▸ **What is asked**
Take the lines of the data below from the very first through the line containing "Chart.register(...registerables);" and output them exactly, pictures excluded.

▸ **Raw data**
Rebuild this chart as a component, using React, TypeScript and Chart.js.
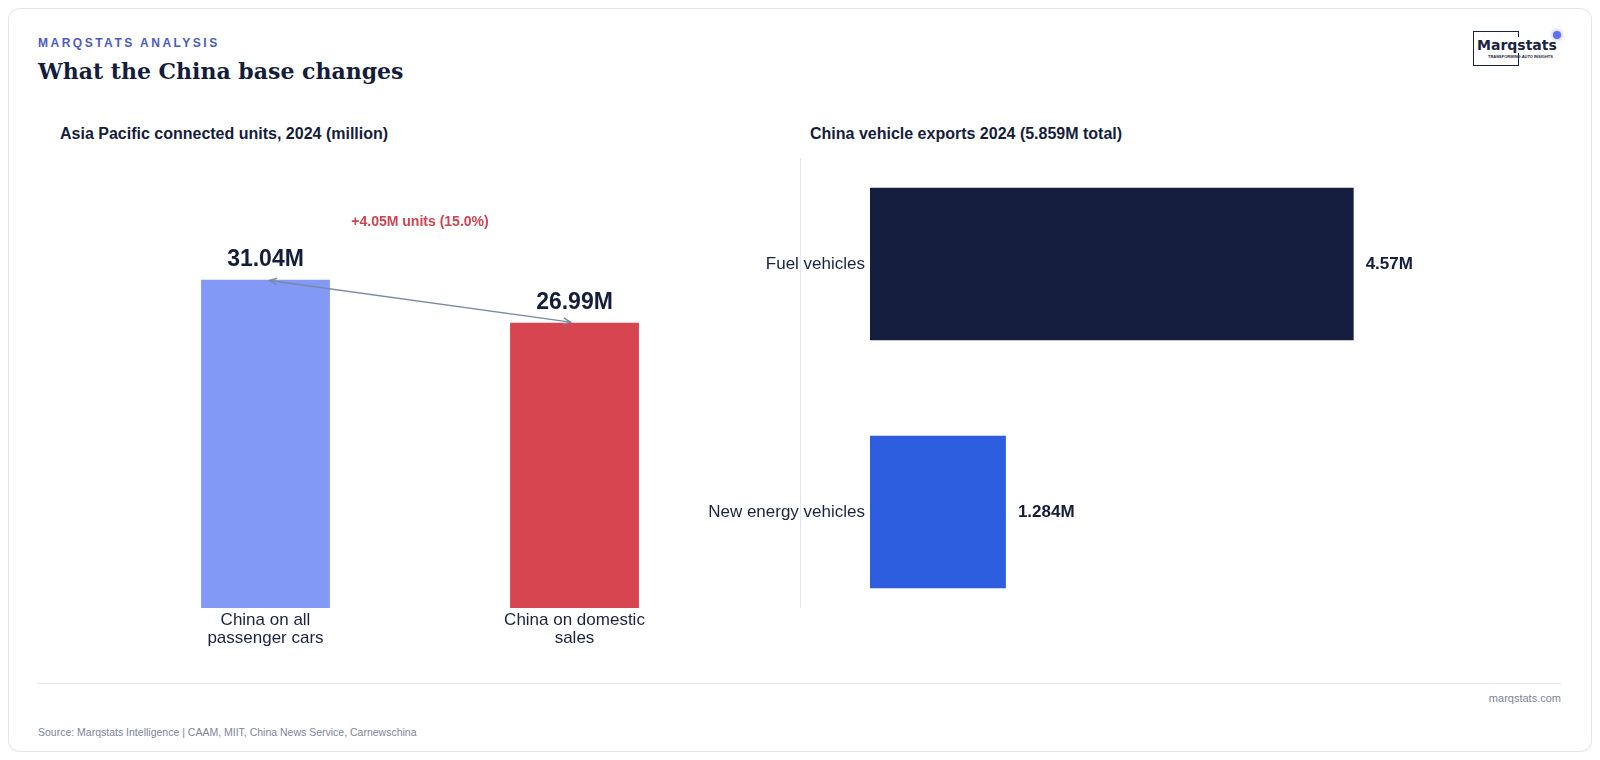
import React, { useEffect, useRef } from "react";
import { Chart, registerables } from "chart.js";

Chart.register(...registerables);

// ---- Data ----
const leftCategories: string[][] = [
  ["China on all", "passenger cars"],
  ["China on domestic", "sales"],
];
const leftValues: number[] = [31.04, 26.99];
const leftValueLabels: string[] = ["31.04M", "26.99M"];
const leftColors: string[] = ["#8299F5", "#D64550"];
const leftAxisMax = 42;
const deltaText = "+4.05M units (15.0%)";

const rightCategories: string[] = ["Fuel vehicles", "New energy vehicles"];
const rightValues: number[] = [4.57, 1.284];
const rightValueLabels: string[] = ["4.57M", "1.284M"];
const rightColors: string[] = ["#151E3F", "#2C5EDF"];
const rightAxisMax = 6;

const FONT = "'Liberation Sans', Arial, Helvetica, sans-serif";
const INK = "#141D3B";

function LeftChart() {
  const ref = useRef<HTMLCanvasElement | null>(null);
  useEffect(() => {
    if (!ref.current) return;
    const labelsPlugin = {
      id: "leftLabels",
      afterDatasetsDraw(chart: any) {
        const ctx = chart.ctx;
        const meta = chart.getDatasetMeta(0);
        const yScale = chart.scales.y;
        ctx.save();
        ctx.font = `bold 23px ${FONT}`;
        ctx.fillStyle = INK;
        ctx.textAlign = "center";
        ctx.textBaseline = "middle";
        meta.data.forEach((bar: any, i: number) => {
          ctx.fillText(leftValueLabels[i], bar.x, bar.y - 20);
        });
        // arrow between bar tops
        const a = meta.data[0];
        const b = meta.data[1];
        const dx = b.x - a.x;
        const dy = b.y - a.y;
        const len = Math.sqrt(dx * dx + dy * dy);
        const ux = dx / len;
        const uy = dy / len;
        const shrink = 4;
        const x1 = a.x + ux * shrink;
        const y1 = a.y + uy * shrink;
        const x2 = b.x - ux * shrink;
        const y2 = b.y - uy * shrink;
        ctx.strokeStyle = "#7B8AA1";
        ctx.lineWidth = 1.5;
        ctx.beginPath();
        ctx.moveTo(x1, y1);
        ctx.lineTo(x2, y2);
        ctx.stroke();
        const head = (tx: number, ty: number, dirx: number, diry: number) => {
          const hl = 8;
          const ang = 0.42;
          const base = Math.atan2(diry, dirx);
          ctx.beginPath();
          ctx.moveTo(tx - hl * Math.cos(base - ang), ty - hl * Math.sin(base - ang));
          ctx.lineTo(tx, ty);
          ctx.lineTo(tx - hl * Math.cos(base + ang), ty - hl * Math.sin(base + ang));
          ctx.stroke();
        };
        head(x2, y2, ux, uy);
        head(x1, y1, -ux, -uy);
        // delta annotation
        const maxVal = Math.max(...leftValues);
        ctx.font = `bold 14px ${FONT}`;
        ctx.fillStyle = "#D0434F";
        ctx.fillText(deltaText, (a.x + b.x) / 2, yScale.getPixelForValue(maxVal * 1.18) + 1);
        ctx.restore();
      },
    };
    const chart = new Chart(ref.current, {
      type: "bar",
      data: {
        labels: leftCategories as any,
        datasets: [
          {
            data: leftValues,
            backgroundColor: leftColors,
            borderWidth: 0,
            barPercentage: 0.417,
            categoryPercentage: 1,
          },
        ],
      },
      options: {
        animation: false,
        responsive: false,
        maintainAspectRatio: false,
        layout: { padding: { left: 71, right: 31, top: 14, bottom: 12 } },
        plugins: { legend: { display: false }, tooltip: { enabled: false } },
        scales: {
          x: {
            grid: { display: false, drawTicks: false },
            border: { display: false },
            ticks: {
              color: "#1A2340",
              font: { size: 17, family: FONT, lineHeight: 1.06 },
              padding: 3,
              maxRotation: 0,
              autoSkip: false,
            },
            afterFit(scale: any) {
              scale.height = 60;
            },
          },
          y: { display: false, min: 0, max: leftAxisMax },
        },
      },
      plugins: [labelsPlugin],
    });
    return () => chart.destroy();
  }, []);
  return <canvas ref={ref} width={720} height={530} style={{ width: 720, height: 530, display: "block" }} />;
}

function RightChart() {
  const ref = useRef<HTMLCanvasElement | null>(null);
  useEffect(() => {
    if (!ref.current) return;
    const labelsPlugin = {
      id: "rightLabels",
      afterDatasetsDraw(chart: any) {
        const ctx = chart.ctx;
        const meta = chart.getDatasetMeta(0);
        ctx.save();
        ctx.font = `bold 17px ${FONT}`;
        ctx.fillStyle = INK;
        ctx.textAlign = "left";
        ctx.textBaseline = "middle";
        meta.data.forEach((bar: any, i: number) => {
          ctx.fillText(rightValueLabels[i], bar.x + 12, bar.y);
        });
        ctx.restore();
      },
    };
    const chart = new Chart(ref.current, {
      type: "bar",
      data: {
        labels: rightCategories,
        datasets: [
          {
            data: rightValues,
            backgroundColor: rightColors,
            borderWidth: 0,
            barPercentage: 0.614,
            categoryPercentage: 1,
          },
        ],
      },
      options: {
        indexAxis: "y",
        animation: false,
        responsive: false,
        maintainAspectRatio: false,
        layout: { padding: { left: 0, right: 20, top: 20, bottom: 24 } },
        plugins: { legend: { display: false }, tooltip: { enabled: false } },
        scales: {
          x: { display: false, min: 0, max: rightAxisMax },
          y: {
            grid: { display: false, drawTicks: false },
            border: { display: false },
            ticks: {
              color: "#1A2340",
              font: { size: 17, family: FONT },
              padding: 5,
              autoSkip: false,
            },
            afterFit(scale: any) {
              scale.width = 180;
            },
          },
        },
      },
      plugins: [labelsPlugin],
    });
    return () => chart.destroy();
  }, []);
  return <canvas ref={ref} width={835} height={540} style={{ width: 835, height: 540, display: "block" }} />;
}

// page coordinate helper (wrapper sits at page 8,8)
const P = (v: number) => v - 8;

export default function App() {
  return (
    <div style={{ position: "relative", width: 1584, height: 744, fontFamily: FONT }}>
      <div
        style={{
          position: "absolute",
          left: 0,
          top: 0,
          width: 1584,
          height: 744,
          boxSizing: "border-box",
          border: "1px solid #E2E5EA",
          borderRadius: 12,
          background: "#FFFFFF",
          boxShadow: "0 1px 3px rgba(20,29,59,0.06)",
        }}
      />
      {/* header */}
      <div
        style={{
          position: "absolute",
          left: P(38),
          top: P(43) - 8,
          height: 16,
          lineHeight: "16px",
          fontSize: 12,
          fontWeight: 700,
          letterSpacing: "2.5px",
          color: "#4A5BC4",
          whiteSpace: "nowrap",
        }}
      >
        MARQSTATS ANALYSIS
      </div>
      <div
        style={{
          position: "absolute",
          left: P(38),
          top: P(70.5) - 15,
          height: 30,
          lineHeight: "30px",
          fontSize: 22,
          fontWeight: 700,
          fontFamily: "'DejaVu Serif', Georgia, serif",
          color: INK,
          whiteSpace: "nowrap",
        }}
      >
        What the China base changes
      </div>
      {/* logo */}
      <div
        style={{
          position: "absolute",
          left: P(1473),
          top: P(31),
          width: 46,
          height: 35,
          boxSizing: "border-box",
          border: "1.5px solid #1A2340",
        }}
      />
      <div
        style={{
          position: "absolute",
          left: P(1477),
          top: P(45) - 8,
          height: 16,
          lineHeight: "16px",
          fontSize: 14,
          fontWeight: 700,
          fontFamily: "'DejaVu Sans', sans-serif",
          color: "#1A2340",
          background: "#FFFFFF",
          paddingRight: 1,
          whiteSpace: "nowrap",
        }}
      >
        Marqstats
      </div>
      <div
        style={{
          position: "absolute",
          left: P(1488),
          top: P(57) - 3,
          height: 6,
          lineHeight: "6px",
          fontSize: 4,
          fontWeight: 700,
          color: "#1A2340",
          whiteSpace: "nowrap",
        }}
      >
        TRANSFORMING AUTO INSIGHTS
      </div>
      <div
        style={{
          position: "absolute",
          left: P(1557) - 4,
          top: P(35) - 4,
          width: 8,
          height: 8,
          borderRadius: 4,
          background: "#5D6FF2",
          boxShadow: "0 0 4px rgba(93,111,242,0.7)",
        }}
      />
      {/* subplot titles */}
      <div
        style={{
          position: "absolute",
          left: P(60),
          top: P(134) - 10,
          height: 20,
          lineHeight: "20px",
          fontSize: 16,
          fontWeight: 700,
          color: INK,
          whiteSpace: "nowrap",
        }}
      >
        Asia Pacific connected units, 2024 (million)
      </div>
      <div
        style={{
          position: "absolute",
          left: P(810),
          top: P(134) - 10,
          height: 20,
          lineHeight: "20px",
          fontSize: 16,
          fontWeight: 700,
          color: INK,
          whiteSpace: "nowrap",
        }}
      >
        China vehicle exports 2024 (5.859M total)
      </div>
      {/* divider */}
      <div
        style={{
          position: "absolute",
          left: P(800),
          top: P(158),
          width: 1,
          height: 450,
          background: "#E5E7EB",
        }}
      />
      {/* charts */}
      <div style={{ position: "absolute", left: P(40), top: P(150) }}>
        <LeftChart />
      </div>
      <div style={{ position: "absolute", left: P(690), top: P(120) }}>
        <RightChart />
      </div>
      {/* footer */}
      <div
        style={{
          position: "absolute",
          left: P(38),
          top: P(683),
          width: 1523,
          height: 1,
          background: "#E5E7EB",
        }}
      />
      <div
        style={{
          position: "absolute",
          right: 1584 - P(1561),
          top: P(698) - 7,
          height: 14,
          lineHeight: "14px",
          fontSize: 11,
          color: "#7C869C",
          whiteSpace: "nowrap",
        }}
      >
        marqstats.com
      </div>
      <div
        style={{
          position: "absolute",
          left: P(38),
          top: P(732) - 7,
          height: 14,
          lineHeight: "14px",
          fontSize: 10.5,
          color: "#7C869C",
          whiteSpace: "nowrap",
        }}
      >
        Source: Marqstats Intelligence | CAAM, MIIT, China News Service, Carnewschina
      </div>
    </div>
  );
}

▸ **Response for this exercise**
Rebuild this chart as a component, using React, TypeScript and Chart.js.
import React, { useEffect, useRef } from "react";
import { Chart, registerables } from "chart.js";

Chart.register(...registerables);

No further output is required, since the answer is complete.